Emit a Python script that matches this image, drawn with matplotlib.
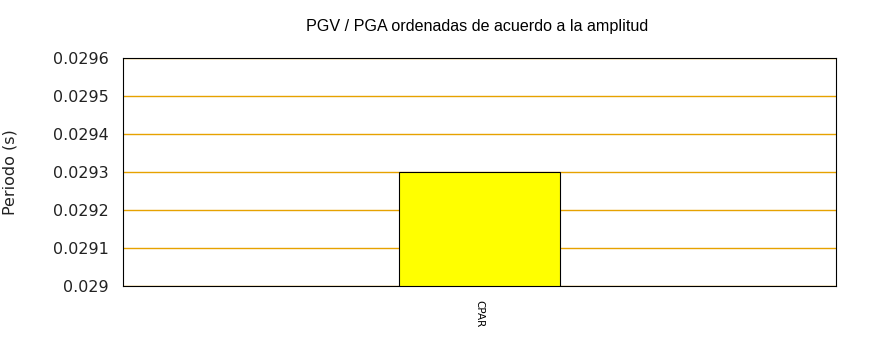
import matplotlib
matplotlib.use("Agg")
import matplotlib.pyplot as plt

# periodo por estacion
estaciones = ["CPAR"]
periodos = [0.0293]

y_ticks = [0.029, 0.0291, 0.0292, 0.0293, 0.0294, 0.0295, 0.0296]
y_labels = ["0.029", "0.0291", "0.0292", "0.0293", "0.0294", "0.0295", "0.0296"]

plt.rcParams['font.family'] = ['Liberation Sans', 'DejaVu Sans']

fig = plt.figure(figsize=(8.7, 3.5), dpi=100)
ax = fig.add_axes([123/870, 1 - 286/350, (836-123)/870, (286-58)/350])

pos = list(range(len(estaciones)))
ax.bar(pos, periodos, width=0.45, bottom=0, color="#ffff00", edgecolor="black",
       linewidth=0.8, zorder=2)
ax.set_xlim(-1, 1)
ax.set_ylim(0.029, 0.0296)

ax.set_yticks(y_ticks)
ax.set_yticklabels(y_labels, fontsize=11.5, color="#222222", fontfamily="DejaVu Sans")
ax.set_xticks(pos)
ax.set_xticklabels(estaciones, rotation=-90, fontsize=7.5, fontfamily="DejaVu Sans")
ax.tick_params(axis="y", length=0, pad=10)
ax.tick_params(axis="x", length=0, pad=10)

ax.yaxis.grid(True, color="#e6a200", linewidth=1, zorder=0)
ax.set_axisbelow(True)
for s in ax.spines.values():
    s.set_linewidth(0.8)

ax.set_ylabel("Periodo (s)", fontsize=11.5, labelpad=26, color="#222222",
              fontfamily="DejaVu Sans")
fig.text(0.548, 1 - 27/350, "PGV / PGA ordenadas de acuerdo a la amplitud",
         ha="center", va="center", fontsize=11.6)

fig.savefig("out.png", dpi=100)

* **EXERCISE BRIEF**
Set the data above down again exactly as given, with no pictures.

* **RESPONSE BELOW**
Emit a Python script that matches this image, drawn with matplotlib.
import matplotlib
matplotlib.use("Agg")
import matplotlib.pyplot as plt

# periodo por estacion
estaciones = ["CPAR"]
periodos = [0.0293]

y_ticks = [0.029, 0.0291, 0.0292, 0.0293, 0.0294, 0.0295, 0.0296]
y_labels = ["0.029", "0.0291", "0.0292", "0.0293", "0.0294", "0.0295", "0.0296"]

plt.rcParams['font.family'] = ['Liberation Sans', 'DejaVu Sans']

fig = plt.figure(figsize=(8.7, 3.5), dpi=100)
ax = fig.add_axes([123/870, 1 - 286/350, (836-123)/870, (286-58)/350])

pos = list(range(len(estaciones)))
ax.bar(pos, periodos, width=0.45, bottom=0, color="#ffff00", edgecolor="black",
       linewidth=0.8, zorder=2)
ax.set_xlim(-1, 1)
ax.set_ylim(0.029, 0.0296)

ax.set_yticks(y_ticks)
ax.set_yticklabels(y_labels, fontsize=11.5, color="#222222", fontfamily="DejaVu Sans")
ax.set_xticks(pos)
ax.set_xticklabels(estaciones, rotation=-90, fontsize=7.5, fontfamily="DejaVu Sans")
ax.tick_params(axis="y", length=0, pad=10)
ax.tick_params(axis="x", length=0, pad=10)

ax.yaxis.grid(True, color="#e6a200", linewidth=1, zorder=0)
ax.set_axisbelow(True)
for s in ax.spines.values():
    s.set_linewidth(0.8)

ax.set_ylabel("Periodo (s)", fontsize=11.5, labelpad=26, color="#222222",
              fontfamily="DejaVu Sans")
fig.text(0.548, 1 - 27/350, "PGV / PGA ordenadas de acuerdo a la amplitud",
         ha="center", va="center", fontsize=11.6)

fig.savefig("out.png", dpi=100)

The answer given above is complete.